Dataset records —

** begin **

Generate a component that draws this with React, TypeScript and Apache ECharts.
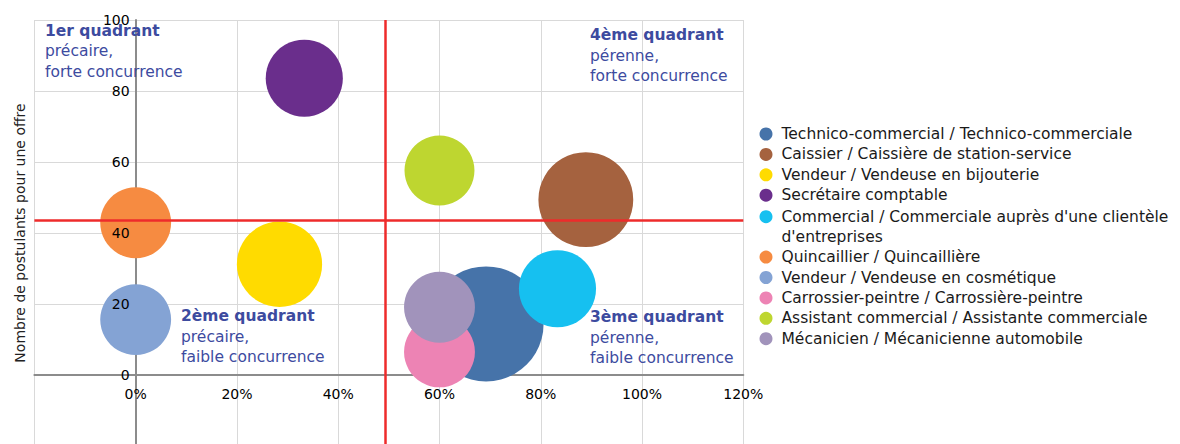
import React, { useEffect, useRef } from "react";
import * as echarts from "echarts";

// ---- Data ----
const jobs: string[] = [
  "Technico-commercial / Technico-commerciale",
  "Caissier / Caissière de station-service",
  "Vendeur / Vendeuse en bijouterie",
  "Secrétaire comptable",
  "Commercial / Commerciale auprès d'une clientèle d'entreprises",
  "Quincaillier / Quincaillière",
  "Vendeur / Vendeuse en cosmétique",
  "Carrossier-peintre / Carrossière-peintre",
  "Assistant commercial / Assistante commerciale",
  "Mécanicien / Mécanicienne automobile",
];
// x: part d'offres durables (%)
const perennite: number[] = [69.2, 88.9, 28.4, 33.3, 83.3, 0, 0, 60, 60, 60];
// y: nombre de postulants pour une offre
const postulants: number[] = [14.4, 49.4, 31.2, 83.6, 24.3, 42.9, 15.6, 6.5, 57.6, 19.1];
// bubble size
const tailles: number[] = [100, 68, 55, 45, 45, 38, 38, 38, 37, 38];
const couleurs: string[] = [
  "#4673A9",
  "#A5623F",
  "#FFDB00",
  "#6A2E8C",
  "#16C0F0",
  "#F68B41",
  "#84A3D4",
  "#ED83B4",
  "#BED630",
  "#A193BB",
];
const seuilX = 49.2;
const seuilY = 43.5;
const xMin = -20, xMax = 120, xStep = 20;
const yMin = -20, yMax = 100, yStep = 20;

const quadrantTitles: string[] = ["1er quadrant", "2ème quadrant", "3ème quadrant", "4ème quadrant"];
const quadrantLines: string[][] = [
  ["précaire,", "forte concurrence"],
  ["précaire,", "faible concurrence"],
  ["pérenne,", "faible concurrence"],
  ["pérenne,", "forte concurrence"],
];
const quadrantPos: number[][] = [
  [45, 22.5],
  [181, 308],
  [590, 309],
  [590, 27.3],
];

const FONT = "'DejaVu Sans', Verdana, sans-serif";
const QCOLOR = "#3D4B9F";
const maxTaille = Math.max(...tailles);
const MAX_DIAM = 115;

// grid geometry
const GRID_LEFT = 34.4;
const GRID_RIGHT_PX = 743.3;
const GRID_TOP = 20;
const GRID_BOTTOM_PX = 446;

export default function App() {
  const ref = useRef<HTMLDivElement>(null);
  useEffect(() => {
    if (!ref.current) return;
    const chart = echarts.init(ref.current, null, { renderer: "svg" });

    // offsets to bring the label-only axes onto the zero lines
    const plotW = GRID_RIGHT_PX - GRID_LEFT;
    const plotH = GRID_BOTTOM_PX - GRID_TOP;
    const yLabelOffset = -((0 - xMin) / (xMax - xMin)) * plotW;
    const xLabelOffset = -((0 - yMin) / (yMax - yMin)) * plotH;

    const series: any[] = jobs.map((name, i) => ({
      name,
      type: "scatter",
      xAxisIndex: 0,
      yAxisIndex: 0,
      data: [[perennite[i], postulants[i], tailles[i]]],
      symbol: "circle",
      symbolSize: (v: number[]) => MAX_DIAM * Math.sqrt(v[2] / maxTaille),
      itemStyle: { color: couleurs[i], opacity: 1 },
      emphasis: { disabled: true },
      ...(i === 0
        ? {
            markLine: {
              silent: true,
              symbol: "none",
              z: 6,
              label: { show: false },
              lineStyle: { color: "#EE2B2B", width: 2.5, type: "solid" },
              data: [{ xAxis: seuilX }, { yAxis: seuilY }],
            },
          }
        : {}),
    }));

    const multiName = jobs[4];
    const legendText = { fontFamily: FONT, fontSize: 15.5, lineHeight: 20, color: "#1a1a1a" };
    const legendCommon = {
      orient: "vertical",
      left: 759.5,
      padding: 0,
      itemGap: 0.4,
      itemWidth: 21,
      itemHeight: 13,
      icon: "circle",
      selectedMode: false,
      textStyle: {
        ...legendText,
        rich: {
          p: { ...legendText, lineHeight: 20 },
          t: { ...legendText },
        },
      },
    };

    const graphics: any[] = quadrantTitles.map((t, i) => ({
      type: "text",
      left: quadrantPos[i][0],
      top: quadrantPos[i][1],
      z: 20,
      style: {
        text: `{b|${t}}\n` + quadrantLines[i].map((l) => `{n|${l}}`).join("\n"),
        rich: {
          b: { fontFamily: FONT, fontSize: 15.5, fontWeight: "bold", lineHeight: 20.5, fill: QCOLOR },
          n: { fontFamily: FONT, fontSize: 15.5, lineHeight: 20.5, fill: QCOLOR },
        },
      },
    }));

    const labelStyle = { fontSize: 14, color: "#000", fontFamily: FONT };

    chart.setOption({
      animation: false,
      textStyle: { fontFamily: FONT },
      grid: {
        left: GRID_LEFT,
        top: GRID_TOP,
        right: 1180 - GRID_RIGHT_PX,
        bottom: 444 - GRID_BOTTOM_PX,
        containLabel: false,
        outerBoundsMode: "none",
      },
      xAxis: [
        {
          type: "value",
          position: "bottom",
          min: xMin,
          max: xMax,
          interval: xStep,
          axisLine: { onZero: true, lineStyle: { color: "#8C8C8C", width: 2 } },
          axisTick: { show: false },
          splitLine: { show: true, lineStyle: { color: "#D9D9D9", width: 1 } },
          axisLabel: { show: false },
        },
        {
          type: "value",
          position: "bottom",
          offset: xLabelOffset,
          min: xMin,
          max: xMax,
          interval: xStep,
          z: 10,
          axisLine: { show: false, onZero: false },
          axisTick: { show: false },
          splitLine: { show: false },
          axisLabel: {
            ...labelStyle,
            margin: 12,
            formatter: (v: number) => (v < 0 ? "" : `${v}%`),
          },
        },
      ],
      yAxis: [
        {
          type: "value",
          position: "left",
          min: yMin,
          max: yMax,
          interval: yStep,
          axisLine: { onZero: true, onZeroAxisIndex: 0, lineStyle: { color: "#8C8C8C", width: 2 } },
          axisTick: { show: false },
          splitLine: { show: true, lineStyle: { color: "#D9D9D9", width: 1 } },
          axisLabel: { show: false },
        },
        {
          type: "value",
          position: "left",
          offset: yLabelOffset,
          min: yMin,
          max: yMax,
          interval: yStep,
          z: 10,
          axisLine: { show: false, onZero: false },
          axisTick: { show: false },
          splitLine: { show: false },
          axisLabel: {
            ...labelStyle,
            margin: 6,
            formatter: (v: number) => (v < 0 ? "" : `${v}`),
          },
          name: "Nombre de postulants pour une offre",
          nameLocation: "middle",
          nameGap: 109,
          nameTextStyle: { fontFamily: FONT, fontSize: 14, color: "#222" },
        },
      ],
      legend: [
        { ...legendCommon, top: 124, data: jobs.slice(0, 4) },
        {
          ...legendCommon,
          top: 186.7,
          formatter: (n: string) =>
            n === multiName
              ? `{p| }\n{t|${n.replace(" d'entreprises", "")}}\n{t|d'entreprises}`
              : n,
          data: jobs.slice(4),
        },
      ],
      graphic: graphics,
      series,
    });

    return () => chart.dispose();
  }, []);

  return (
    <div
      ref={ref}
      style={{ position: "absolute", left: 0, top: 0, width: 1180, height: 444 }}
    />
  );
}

** end **
** begin **

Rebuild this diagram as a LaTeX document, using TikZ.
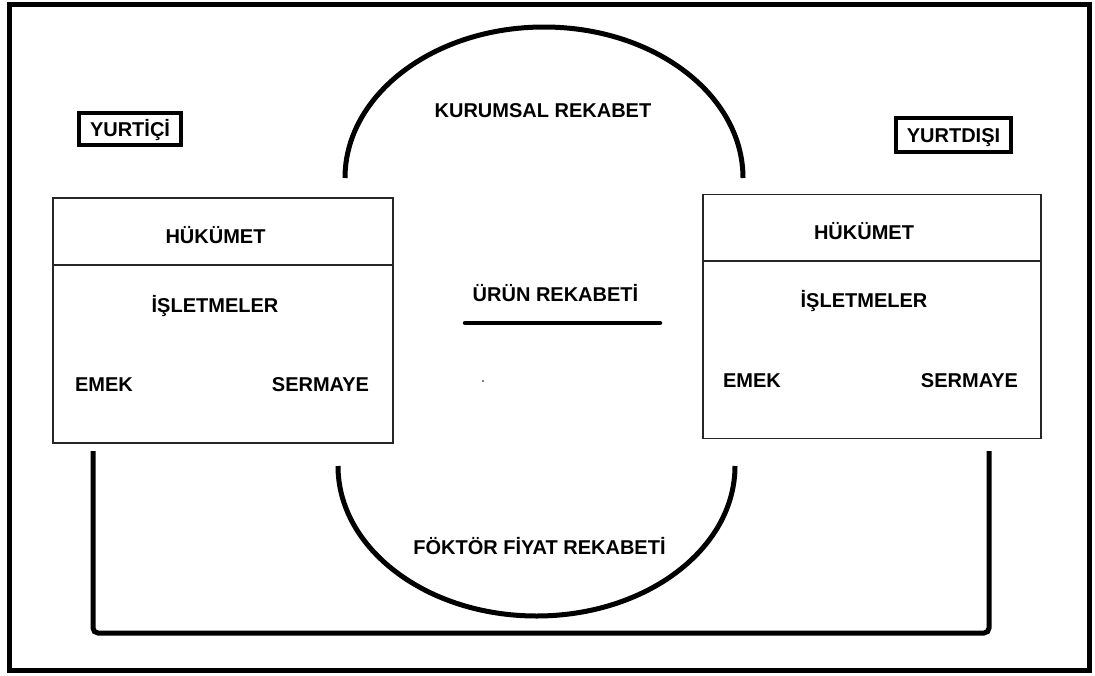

** end **

Task description — Your copy should hold only the lines from the one containing "Generate a component" through the one containing "import * as", word for word, with no pictures.

Written solution —
Generate a component that draws this with React, TypeScript and Apache ECharts.
import React, { useEffect, useRef } from "react";
import * as echarts from "echarts";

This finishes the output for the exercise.